A última interrupção do julgamento ocorreu em setembro deste ano por um pedido de vista do ministro Dias Toffoli. Agora, retorna em plenário virtual que vai até o dia 29 deste mês. Até a suspensão, o resultado era desfavorável às distribuidoras de energia elétrica porque existia maioria formada para entender que a lei é constitucional e que a devolução dos tributos aos consumidores é legítima.
No entanto, ainda existem lacunas a serem resolvidas pelos ministros e que alteram a sistemática de devolução dos valores como o tempo de ressarcimento, o início do tempo de contagem e a dedução dos gastos das distribuidoras com as ações judiciais. Esses detalhes do julgamento estão sendo observados de perto pelas empresas, não só do setor elétrico, como de outros segmentos, como o de gás.
Uma das questões que ficou em aberto foi a prescrição — o tempo de ressarcimento a que os contribuintes teriam direito – se ela devia existir ou não e o prazo, de 5 ou 10 anos. A ideia de um prazo prescricional pode diminuir o valor de repasse calculado pela Aneel.
Até então, o ministro Flávio Dino foi o único que se manifestou contra um prazo prescricional. Outros discutiram se seria de 5 ou 10 anos. Se for definida a prescrição, ainda não está claro também a partir de quando ela começaria a contar: da edição da lei, em 2022; do julgamento da “tese do século”; ou do momento do ingresso da ação pelas empresas.
Os ministros deverão levar em consideração que parte do valor já foi devolvida aos consumidores por revisão tarifária. Portanto, se houver prescrição, a agência pode ter que refazer os cálculos. Os ministros também aventaram a possibilidade de as distribuidoras retirarem dos valores a serem repassados aos consumidores os custos judiciais da empresa que ajuizaram as ações questionando a cobrança dos tributos.
O presidente da Frente Nacional dos Consumidores de Energia, Luiz Eduardo Barata, defende que os valores sejam ressarcidos integralmente. “O nosso entendimento é que existe um valor alto que foi pago a mais pelos consumidores e que precisa ser devolvido. Historicamente, os consumidores de energia sempre saem prejudicados e pagam a conta. Está na hora de se fazer Justiça em benefício de quem sempre arcou com os custos do setor elétrico”.

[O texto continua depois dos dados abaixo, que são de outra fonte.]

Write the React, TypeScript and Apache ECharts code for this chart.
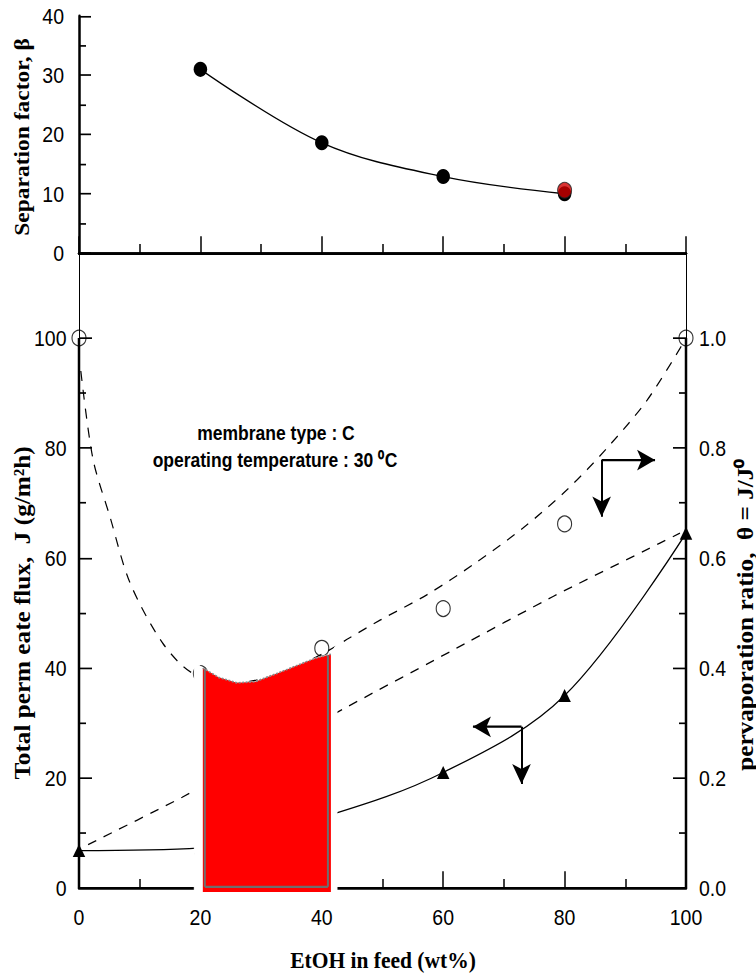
import React, { useEffect, useRef } from "react";
import * as echarts from "echarts";

// ---------- data ----------
const feedEtOH = [0, 20, 40, 60, 80, 100];
const betaFeed = [20, 40, 60, 80];
const betaValues = [31.0, 18.6, 12.9, 10.0];
const betaHighlight = [[80, 10.6]];
const fluxJ = [6.8, 7.3, 12.8, 21.0, 35.0, 64.5];
const thetaRatio = [1.0, 0.39, 0.436, 0.508, 0.662, 1.0];

// fitted curves
const thetaFitX = [0.3, 2.3, 5.1, 8.4, 13.8, 18.8, 26, 33, 40, 44.6, 49.6, 57.3, 65.2, 73.2, 80.4, 87, 93.6, 99.5];
const thetaFitY = [0.94, 0.78, 0.675, 0.555, 0.445, 0.39, 0.373, 0.39, 0.425, 0.455, 0.487, 0.533, 0.59, 0.655, 0.724, 0.8, 0.887, 0.99];
const lowerFitX = [1.5, 17, 44.3, 62.2, 78.1, 95.7, 99];
const lowerFitY = [0.079, 0.165, 0.33, 0.436, 0.53, 0.627, 0.645];

// axis ticks
const xTickStep = 20;
const betaTickStep = 10;
const fluxTicks = [0, 20, 40, 60, 80, 100];
const fluxMinorTicks = [10, 30, 50, 70, 90];
const thetaTicks = [0, 0.2, 0.4, 0.6, 0.8, 1.0];
const thetaMinorTicks = [0.1, 0.3, 0.5, 0.7, 0.9];
const fluxMax = 115.45;
const thetaMax = 1.1545;

// overlay (red block) profile
const redTopX = [20.4, 23, 26, 29, 32.6, 36, 39, 41.5];
const redTopY = [0.4, 0.383, 0.373, 0.375, 0.39, 0.405, 0.418, 0.425];
const maskX = [19.0, 42.5];
const maskTopTheta = [0.41, 0.445];

// arrows
const arrowFlux = { from: [72.9, 29.3], leftTo: 64.9, downTo: 18.9 };
const arrowTheta = { from: [86.1, 0.778], rightTo: 94.9, downTo: 0.675 };

// ---------- layout ----------
const W = 756;
const H = 869;
const SY = 973 / H;
const sy = (v: number) => v / SY;

const SANS = "'Liberation Sans', Arial, Helvetica, sans-serif";
const SERIF = "'Liberation Serif', 'Times New Roman', serif";
const LABEL_SIZE = 19.5;

const zip = (a: number[], b: number[]) => a.map((v, i) => [v, b[i]]);

export default function App() {
  const ref = useRef<HTMLDivElement>(null);

  useEffect(() => {
    if (!ref.current) return;
    const chart = echarts.init(ref.current, undefined, { renderer: "svg" });

    const black = "#000";
    const labelStyle = { color: black, fontSize: LABEL_SIZE, fontFamily: SANS };

    const option: any = {
      animation: false,
      backgroundColor: "#fff",
      grid: [
        { left: 79, right: 70, top: sy(16), height: sy(253) - sy(16) },
        { left: 79, right: 70, top: sy(253), bottom: H - sy(888) },
      ],
      xAxis: [
        {
          gridIndex: 0, type: "value", min: 0, max: 100, interval: xTickStep, position: "bottom",
          axisLine: { lineStyle: { color: black, width: 2.5 } },
          axisTick: { inside: true, length: 15, lineStyle: { color: black, width: 1.5 } },
          minorTick: { show: true, splitNumber: 2, length: 8, lineStyle: { color: black, width: 1.5 } },
          axisLabel: { show: false }, splitLine: { show: false },
        },
        {
          gridIndex: 0, type: "value", min: 0, max: 100, position: "top",
          axisLine: { lineStyle: { color: black, width: 2.5 } },
          axisTick: { show: false }, axisLabel: { show: false }, splitLine: { show: false },
        },
        {
          gridIndex: 1, type: "value", min: 0, max: 100, interval: xTickStep, position: "bottom",
          axisLine: { lineStyle: { color: black, width: 2.5 } },
          axisTick: { inside: true, length: 15, lineStyle: { color: black, width: 1.5 } },
          minorTick: { show: true, splitNumber: 2, length: 8, lineStyle: { color: black, width: 1.5 } },
          axisLabel: { ...labelStyle, margin: 16 }, splitLine: { show: false },
        },
      ],
      yAxis: [
        {
          gridIndex: 0, type: "value", min: 0, max: 40, interval: betaTickStep, position: "left",
          axisLine: { lineStyle: { color: black, width: 2.5 } },
          axisTick: { inside: true, length: 12, lineStyle: { color: black, width: 1.5 } },
          minorTick: { show: true, splitNumber: 2, length: 7, lineStyle: { color: black, width: 1.5 } },
          axisLabel: { ...labelStyle, margin: 15 }, splitLine: { show: false },
        },
        {
          gridIndex: 0, type: "value", min: 0, max: 40, position: "right",
          axisLine: { lineStyle: { color: black, width: 1 } },
          axisTick: { show: false }, axisLabel: { show: false }, splitLine: { show: false },
        },
        {
          gridIndex: 1, type: "value", min: 0, max: fluxMax, position: "left",
          axisLine: { lineStyle: { color: black, width: 1 } },
          axisTick: { inside: true, length: 13, customValues: fluxTicks, lineStyle: { color: black, width: 1.5 } },
          axisLabel: { ...labelStyle, margin: 12.5, customValues: fluxTicks }, splitLine: { show: false },
        },
        {
          gridIndex: 1, type: "value", min: 0, max: fluxMax, position: "left",
          axisLine: { show: false },
          axisTick: { inside: true, length: 7, customValues: fluxMinorTicks, lineStyle: { color: black, width: 1.5 } },
          axisLabel: { show: false }, splitLine: { show: false },
        },
        {
          gridIndex: 1, type: "value", min: 0, max: thetaMax, position: "right",
          axisLine: { lineStyle: { color: black, width: 1 } },
          axisTick: { inside: true, length: 13, customValues: thetaTicks, lineStyle: { color: black, width: 1.5 } },
          axisLabel: { ...labelStyle, margin: 13, customValues: thetaTicks, formatter: (v: number) => v.toFixed(1) },
          splitLine: { show: false },
        },
        {
          gridIndex: 1, type: "value", min: 0, max: thetaMax, position: "right",
          axisLine: { show: false },
          axisTick: { inside: true, length: 7, customValues: thetaMinorTicks, lineStyle: { color: black, width: 1.5 } },
          axisLabel: { show: false }, splitLine: { show: false },
        },
      ],
      series: [
        {
          type: "line", xAxisIndex: 0, yAxisIndex: 0, data: zip(betaFeed, betaValues),
          smooth: 0.35, symbol: "circle", symbolSize: 13.5, clip: false,
          itemStyle: { color: black }, lineStyle: { color: black, width: 1.2 }, z: 3,
        },
        {
          type: "scatter", xAxisIndex: 0, yAxisIndex: 0, data: betaHighlight,
          symbol: "circle", symbolSize: 14, clip: false,
          itemStyle: { color: "#d00000", borderColor: "#222", borderWidth: 1 }, z: 4,
        },
        {
          type: "line", xAxisIndex: 2, yAxisIndex: 2, data: zip(feedEtOH, fluxJ),
          smooth: 0.35, symbol: "triangle", symbolSize: [12.5, 11.5], clip: false,
          itemStyle: { color: black }, lineStyle: { color: black, width: 1.2 }, z: 3,
        },
        {
          type: "line", xAxisIndex: 2, yAxisIndex: 4, data: zip(thetaFitX, thetaFitY),
          smooth: 0.3, symbol: "none", clip: false,
          lineStyle: { color: black, width: 1.2, type: [9, 8] }, z: 2,
        },
        {
          type: "line", xAxisIndex: 2, yAxisIndex: 4, data: zip(lowerFitX, lowerFitY),
          smooth: 0.2, symbol: "none", clip: false,
          lineStyle: { color: black, width: 1.2, type: [9, 8] }, z: 2,
        },
        {
          type: "scatter", xAxisIndex: 2, yAxisIndex: 4, data: zip(feedEtOH, thetaRatio),
          symbol: "circle", symbolSize: 14, clip: false,
          itemStyle: { color: "rgba(0,0,0,0)", borderColor: black, borderWidth: 1.1 }, z: 3,
        },
        {
          type: "line", xAxisIndex: 2, yAxisIndex: 2, data: [[0, 0], [0, 100]],
          symbol: "none", clip: false, lineStyle: { color: black, width: 2.5 }, z: 2,
          markLine: {
            silent: true, symbol: ["none", "arrow"], symbolSize: [14, 18],
            label: { show: false },
            lineStyle: { color: black, width: 2, type: "solid" },
            data: [
              [{ coord: arrowFlux.from }, { coord: [arrowFlux.leftTo, arrowFlux.from[1]] }],
              [{ coord: arrowFlux.from }, { coord: [arrowFlux.from[0], arrowFlux.downTo] }],
            ],
          },
        },
        {
          type: "line", xAxisIndex: 2, yAxisIndex: 4, data: [[100, 0], [100, 1.0]],
          symbol: "none", clip: false, lineStyle: { color: black, width: 2.5 }, z: 2,
          markLine: {
            silent: true, symbol: ["none", "arrow"], symbolSize: [14, 18],
            label: { show: false },
            lineStyle: { color: black, width: 2, type: "solid" },
            data: [
              [{ coord: arrowTheta.from }, { coord: [arrowTheta.rightTo, arrowTheta.from[1]] }],
              [{ coord: arrowTheta.from }, { coord: [arrowTheta.from[0], arrowTheta.downTo] }],
            ],
          },
        },
        {
          type: "custom", xAxisIndex: 2, yAxisIndex: 4, data: [[0]], z: 10, silent: true,
          renderItem: (_params: any, api: any) => {
            const top = redTopX.map((x, i) => api.coord([x, redTopY[i]]));
            const axisY = api.coord([0, 0])[1];
            const mL = api.coord([maskX[0], maskTopTheta[0]]);
            const mR = api.coord([maskX[1], maskTopTheta[1]]);
            const first = top[0];
            const last = top[top.length - 1];
            const white = [[mL[0], mL[1]], ...top, [mR[0], mR[1]], [mR[0], axisY + 7], [mL[0], axisY + 7]];
            const red = [...top, [last[0], axisY + 3.5], [first[0], axisY + 3.5]];
            const gray = "#6e6e6e";
            return {
              type: "group",
              children: [
                { type: "polygon", shape: { points: white }, style: { fill: "#fff", stroke: "#fff", lineWidth: 1 } },
                { type: "polygon", shape: { points: red }, style: { fill: "#ff0000" } },
                { type: "line", shape: { x1: first[0] + 2, y1: first[1] + 1, x2: first[0] + 2, y2: axisY - 1 }, style: { stroke: gray, lineWidth: 2 } },
                { type: "line", shape: { x1: last[0] - 3, y1: last[1] + 1, x2: last[0] - 3, y2: axisY - 1 }, style: { stroke: gray, lineWidth: 2 } },
                { type: "line", shape: { x1: first[0] + 2, y1: axisY - 1, x2: last[0] - 3, y2: axisY - 1 }, style: { stroke: gray, lineWidth: 2 } },
                { type: "polyline", shape: { points: top }, style: { stroke: "#8a8a8a", lineWidth: 1.5, lineDash: [2, 1.5], fill: null } },
              ],
            };
          },
        },
      ],
      graphic: [
        {
          type: "text", x: 22, y: sy(137), rotation: Math.PI / 2, z: 20,
          style: { text: "Separation factor, β", fill: black, fontSize: 21, fontWeight: "bold", fontFamily: SERIF, align: "center", verticalAlign: "middle" },
        },
        {
          type: "text", x: 22, y: sy(613), rotation: Math.PI / 2, z: 20,
          style: { text: "Total perm eate flux,  J (g/m²h)", fill: black, fontSize: 22.5, fontWeight: "bold", fontFamily: SERIF, align: "center", verticalAlign: "middle" },
        },
        {
          type: "text", x: 745, y: sy(615), rotation: Math.PI / 2, z: 20,
          style: { text: "pervaporation ratio,  θ = J/J⁰", fill: black, fontSize: 22.5, fontWeight: "bold", fontFamily: SERIF, align: "center", verticalAlign: "middle" },
        },
        {
          type: "text", x: 383, y: sy(960), z: 20,
          style: { text: "EtOH in feed (wt%)", fill: black, fontSize: 21.5, fontWeight: "bold", fontFamily: SERIF, align: "center", verticalAlign: "middle" },
        },
        {
          type: "text", x: 276, y: sy(433), z: 20,
          style: { text: "membrane type : C", fill: black, fontSize: 17.5, fontWeight: "bold", fontFamily: SANS, align: "center", verticalAlign: "middle" },
        },
        {
          type: "text", x: 275, y: sy(460), z: 20,
          style: { text: "operating temperature : 30 ⁰C", fill: black, fontSize: 17.5, fontWeight: "bold", fontFamily: SANS, align: "center", verticalAlign: "middle" },
        },
      ],
    };

    chart.setOption(option);
    return () => chart.dispose();
  }, []);

  return (
    <div
      ref={ref}
      style={{
        position: "absolute",
        left: 0,
        top: 0,
        width: W,
        height: H,
        transform: `scaleY(${SY})`,
        transformOrigin: "0 0",
        background: "#fff",
      }}
    />
  );
}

Lucas Fracca, advogado do Instituto de Defesa dos Consumidores (Idec), explica que os consumidores têm direito ao ressarcimento. “Nós esperamos que com o julgamento do STF, independentemente da tese, que a agência e as concessionárias cumpram o que foi determinado sem embaraços, sem que o consumidor necessite de intervenção judicial.”
O diretor de Gás Natural da Abrace Energia, Adrianno Lorenzon, lembra que o julgamento do STF terá impactos em outros setores como o de gás. Cálculos da associação, indicam que os consumidores de gás podem ser ressarcidos em R$ 3,62 bilhões. “A situação varia entre as distribuidoras. Algumas já receberam todos os créditos e teriam condição de restituí-los totalmente aos consumidores”, diz. “São
questões importantes que teremos que enfrentar depois desse julgamento considerando que esse montante é dos consumidores e não das concessionárias”, acrescenta.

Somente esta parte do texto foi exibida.